While children will find much to celebrate in Matilda, adults should appreciate themes such as standing up for what you believe is right and valuing others. In addition, the importance of reading is a major theme that always seems to retain its timeliness. After all, many youngsters seem constantly glued to their electronic devices. But if Matilda (the character) were living today, she’d be constantly reading – but hardly children’s books.
In a wise directorial choice, Rodaz keeps Matilda’s head buried in a book even before the show starts. One of the first things the audience sees as they enter the auditorium is the girl with her back to us, reading.
The director, who is also the set designer, has constructed a world onstage that symbolically communicates the show’s themes and ideas. For instance, cases of books, block letters, dolls, stuffed animals and Matilda’s bed are built into the set. It also includes playground equipment such as slides. Through set construction, Rodaz seems to be saying that learning and playing are equally important – and that the two are not necessarily mutually exclusive.
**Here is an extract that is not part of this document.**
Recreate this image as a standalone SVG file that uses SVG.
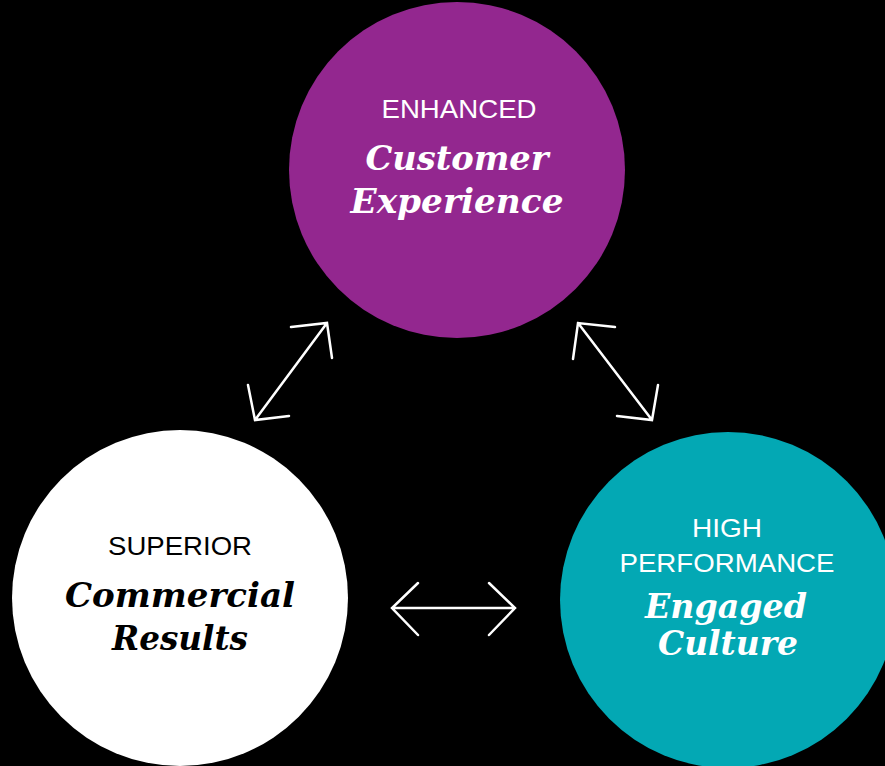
<svg xmlns="http://www.w3.org/2000/svg" width="885" height="766" viewBox="0 0 885 766">
<style>
.sans{font-family:"Liberation Sans",Arial,sans-serif;font-size:25px;text-anchor:middle}
.ser{font-family:"DejaVu Serif","Liberation Serif",serif;font-size:33px;font-weight:bold;font-style:italic;text-anchor:middle}
.w{fill:#ffffff}
.k{fill:#000000}
.arr{stroke:#ffffff;stroke-width:2.5;fill:none;stroke-linecap:round;stroke-linejoin:miter}
</style>
<rect width="885" height="766" fill="#000000"/>
<g id="connectors">
<g class="arr">
<path d="M255 420 L327 323 M291 327 L327 323 L332 358 M248 385 L255 420 L289 416"/>
<path d="M578 323 L652 420 M615 327 L578 323 L573 359 M658 385 L652 420 L617 416"/>
<path d="M392 608 L515 608 M418 583 L392 608 L418 635 M489 583 L515 608 L489 635"/>
</g>
</g>
<g id="node-customer">
<circle cx="457" cy="170" r="168" fill="#93278F"/>
<text class="sans w" x="459" y="118" textLength="155" lengthAdjust="spacingAndGlyphs">ENHANCED</text>
<text class="ser w" x="457" y="170" textLength="183" lengthAdjust="spacingAndGlyphs">Customer</text>
<text class="ser w" x="457" y="213" textLength="213" lengthAdjust="spacingAndGlyphs">Experience</text>
</g>
<g id="node-commercial">
<circle cx="180" cy="598" r="168" fill="#ffffff"/>
<text class="sans k" x="180" y="555" textLength="144" lengthAdjust="spacingAndGlyphs">SUPERIOR</text>
<text class="ser k" x="180" y="607" textLength="230" lengthAdjust="spacingAndGlyphs">Commercial</text>
<text class="ser k" x="180" y="650" textLength="136" lengthAdjust="spacingAndGlyphs">Results</text>
</g>
<g id="node-culture">
<circle cx="728" cy="600" r="168" fill="#03A8B4"/>
<text class="sans w" x="727" y="537" textLength="70" lengthAdjust="spacingAndGlyphs">HIGH</text>
<text class="sans w" x="727" y="572" textLength="215" lengthAdjust="spacingAndGlyphs">PERFORMANCE</text>
<text class="ser w" x="726" y="618" textLength="162" lengthAdjust="spacingAndGlyphs">Engaged</text>
<text class="ser w" x="728" y="655" textLength="140" lengthAdjust="spacingAndGlyphs">Culture</text>
</g>
</svg>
From a staging standpoint, the director keeps the proceedings interesting by moving the actors around throughout the entire set, as well as offstage. Indeed, you never know from where an actor will enter or exit. While onstage, Rodaz keeps the actors close together, which can symbolize solidarity.
As though directing and set design were not enough, this versatile theater artist also designed the lighting. It provides focus and deepens mood through appropriate use of color. In addition, the lighting, while perhaps overdone a bit, produces some neat and seemingly real effects.
This young theater artist, known for his creative yet simple approaches to shows, mostly succeeds again with "Matilda." For instance, rather than creating multiple sets, he indicates on a projection screen places such as the Trunchbull’s office.
The production also includes some impressive magical effects.
Along with those “Revolting Children,” they help produce that sweet, irresistible scent emanating from the stage.